It could be argued that foreign policy appears subordinate to defense policy since issues related to violence are agreed upon in the pact. This is only justifiable by holding that violence is the rule and that foreign policy corresponds to small moments of peace, restricting it most of the time. 

In short, this fictional argument states that both are constituted –without a hierarchy between them– from the same foundations and sheds light on the nature of social construction that public policies have, changing throughout the history of the Nation-State. Then, it is convenient to think about feedback or interweaving between both policies and try to avoid sharp analytical separations. All this by acknowledging that there is a certain legal priority in each country. Both policies start from the same point that is the State, so both are subsidiaries of it, and they are deployed considering its objectives.

At this point, it is evident that those readings that consider such public policies as exogenously determined do not seem to be convenient. Although in the fiction of the pact, both policies appear related to the demarcation of the external environment, it was observed that their reason for being is found in the subjects who have made the pact. On a practical level, this means that defense and foreign policy agents have the same material to work on. For this reason, the external projection of these policies must not occur in a dissociated manner. On the contrary, it is necessary that foreign policy planning emerges from a process of feedback process among them. Both policies can be seen as tools that complement each other and work in a coordinated manner.

IV. The axial points in the defense policy-foreign policy relationship

Two issues summarize the affirmations above: a) there is no natural hierarchy between defense policy and foreign policy (except for the legal ordering of each State6) and b) it is evident that there is a founding connection between both and the domestic sphere. This leads to avoid studying the relationship between them by subordinating defense policy to foreign policy. Also, it allows to attend to the characteristics of the defense policy by its own features and not only based on how its design can contribute to achieving the State’s foreign policy objectives.

Considering these premises, it is possible to ask three questions: How is this relationship crystallized in order to be understood? How is the universe of elements regarding these policies organized? Which tool shows the crossroads between defense policy and foreign policy?

The article proposal is framed in the previous discussion regarding the foundations of national defense (Battaglino, 2015). The formulation considers the founding relationship that exists between the domestic level and defense policy and foreign policy, while considering that the total definition of both is obtained by including the external level in the analysis. The proposal is analyzed from an International Relations perspective in which the external scenario is always discernible (Castaño, 2003) not only as a contextual element (simple scenario in which the country is framed) but as a key element in the definition.

In a theoretical sequence, the starting point is the construction of a conceptual framework that allows a systematic inclusion of different elements of the domestic setting in which both policies are based in order to consider the external scenario afterward.

The starting point is given by the concept of geopolitical factor, the smallest particle in the outlined conceptual framework and linked to a set of circumstances or conditions.
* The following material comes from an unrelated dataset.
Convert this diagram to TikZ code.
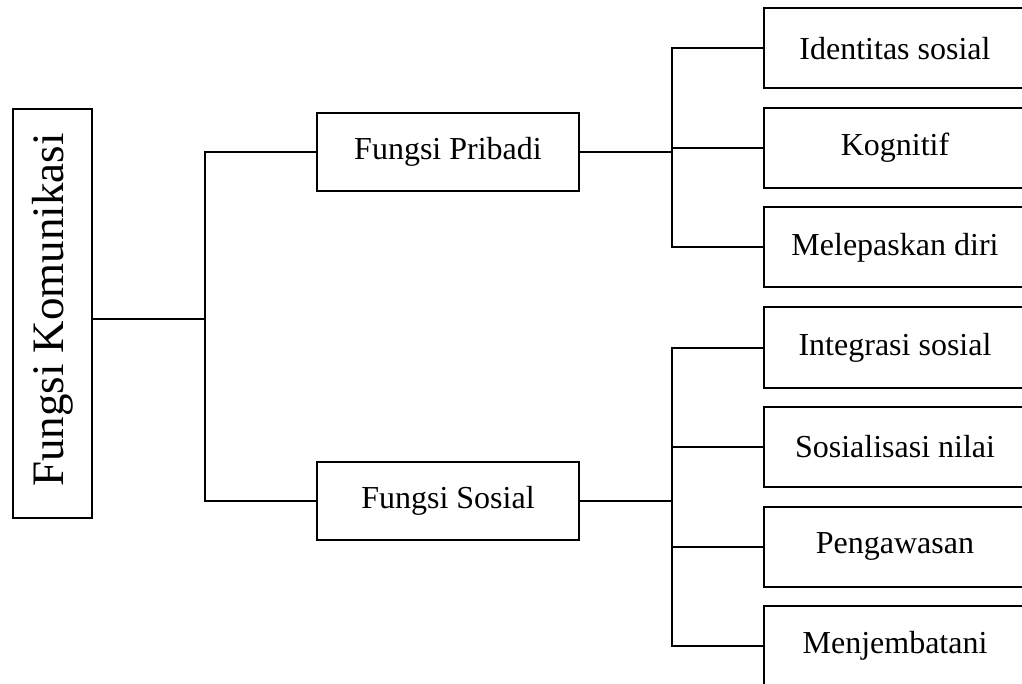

Often, these factors are classified as a) stable geopolitical factors: for example, a particular physical structure (suppose a mighty river); and b) variable geopolitical factors: infrastructure (dam facilities). When the factors are grouped together, they constitute a “strategic asset” (following the example, a hydroelectric complex: river plus the utilization facility). Here, the strategic nature is not intrinsic to the asset but belongs to a larger conglomerate (e.g., the Argentine Interconnection System, SADI) which entails an “axial point”7 of the Argentine defense system. That is a strategic axis or node for the defense of the country.

As the defense policy and foreign policy, the definition of the axial point relies on external variables: the SADI, as an axial point, acquires its strategic fullness when it is understood as a conglomerate to defend from “others” that are in the outer world, an external threat whose definition is intrinsic to the defense policy (Magnani, 2021). Indeed, the axial point provides support for the crossover between defense policy and foreign policy. Both policies based their existence and affirm their identity by being the channels in which the State is linked with the regional and international sphere. The axial point is defined as a concept impregnated by this dichotomy and whose characteristics are of interest to both public policies.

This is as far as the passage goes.